**EXTRACTED DATA**
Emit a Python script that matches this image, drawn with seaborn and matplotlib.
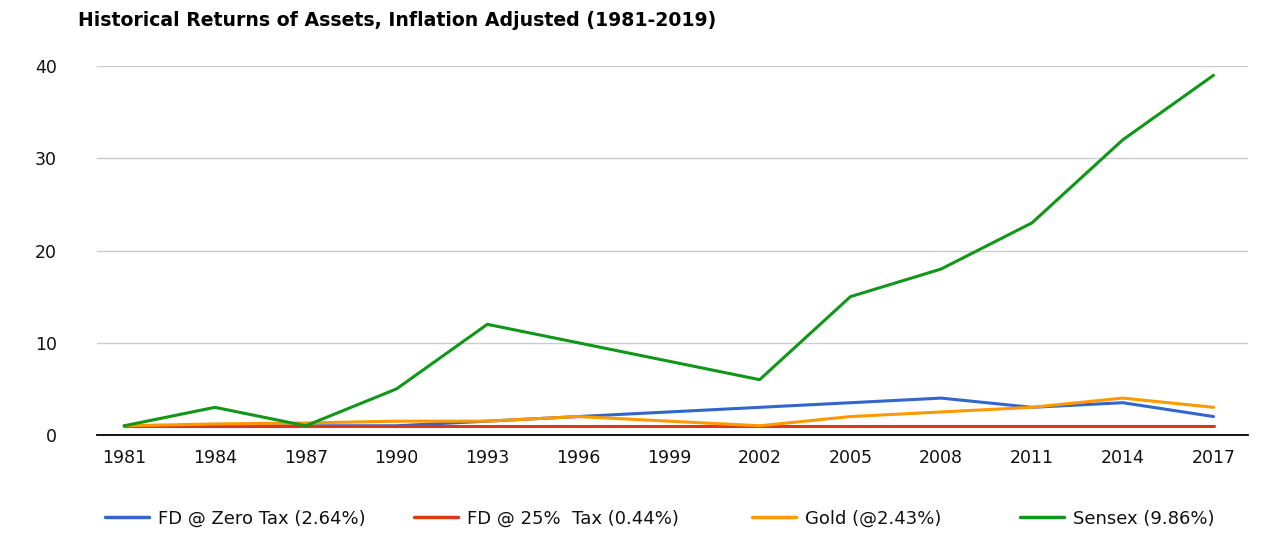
import pandas as pd
import matplotlib
matplotlib.use("Agg")
import matplotlib.pyplot as plt
import seaborn as sns

years = ["1981", "1984", "1987", "1990", "1993", "1996", "1999",
         "2002", "2005", "2008", "2011", "2014", "2017"]
fd_zero_tax = [1, 1, 1, 1, 1.5, 2, 2.5, 3, 3.5, 4, 3, 3.5, 2]
fd_25_tax = [1, 1, 1, 1, 1, 1, 1, 1, 1, 1, 1, 1, 1]
gold = [1, 1.2, 1.3, 1.5, 1.5, 2, 1.5, 1, 2, 2.5, 3, 4, 3]
sensex = [1, 3, 1, 5, 12, 10, 8, 6, 15, 18, 23, 32, 39]

series_names = ["FD @ Zero Tax (2.64%)", "FD @ 25%  Tax (0.44%)",
                "Gold (@2.43%)", "Sensex (9.86%)"]
colors = ["#3366cc", "#dc3912", "#ff9900", "#109618"]

data = pd.DataFrame({"Year": years * 4,
                     "Value": fd_zero_tax + fd_25_tax + gold + sensex,
                     "Series": [s for s in series_names for _ in years]})

sns.set_style("white")
plt.rcParams["font.family"] = ["DejaVu Sans"]

fig = plt.figure(figsize=(12.66, 5.46), dpi=100)
ax = fig.add_axes([0.0766, 0.2033, 0.9092, 0.6757])

sns.lineplot(data=data, x="Year", y="Value", hue="Series",
             palette=dict(zip(series_names, colors)), linewidth=2.2,
             legend=False, ax=ax)

ax.set_ylim(0, 40)
ax.set_xlim(-0.3, 12.38)
ax.set_yticks([0, 10, 20, 30, 40])
ax.yaxis.grid(True, color="#cccccc", linewidth=1)
ax.xaxis.grid(False)
ax.set_xlabel("")
ax.set_ylabel("")
for s in ["top", "left", "right"]:
    ax.spines[s].set_visible(False)
ax.spines["bottom"].set_color("black")
ax.spines["bottom"].set_linewidth(1.3)
ax.tick_params(axis="both", length=0, labelsize=12.5, colors="#111111")
ax.tick_params(axis="y", pad=29)
ax.tick_params(axis="x", pad=10)

fig.text(0.0616, 0.962, "Historical Returns of Assets, Inflation Adjusted (1981-2019)",
         fontsize=13.6, fontweight="bold", va="center", ha="left", color="black")

# legend, one entry per block like the original layout
legend_x = [89, 398, 736, 1004]
for name, col, x in zip(series_names, colors, legend_x):
    h = plt.Line2D([], [], color=col, linewidth=2.5)
    fig.legend([h], [name], loc="center left", bbox_to_anchor=(x / 1266, 0.05),
               frameon=False, fontsize=13, handlelength=2.4, handletextpad=0.5,
               labelcolor="#111111")

fig.savefig("out.png", dpi=100)
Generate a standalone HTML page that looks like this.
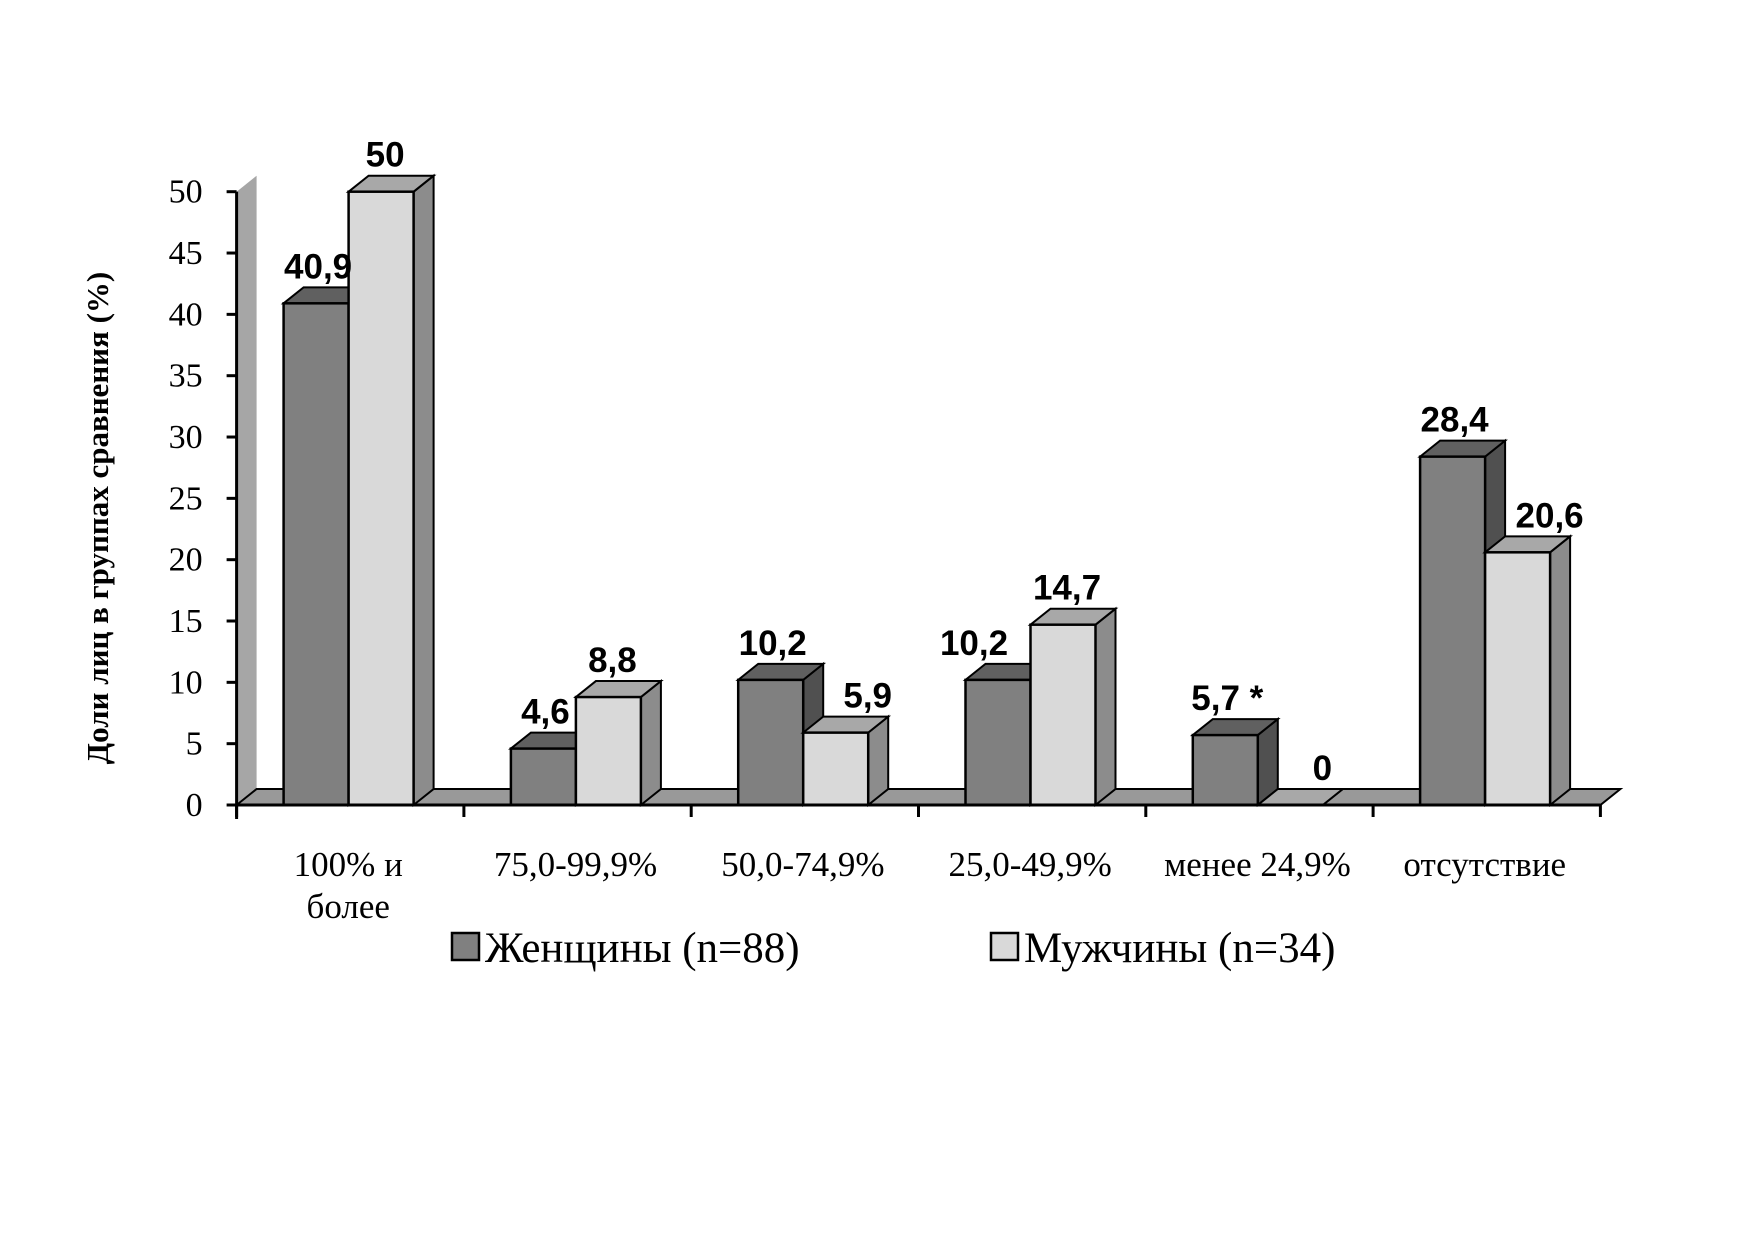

**REQUIREMENT**
Among the entries, how many lines contain the string "seaborn"? Give the number without anything else.

**PROBLEM SOLUTION**
2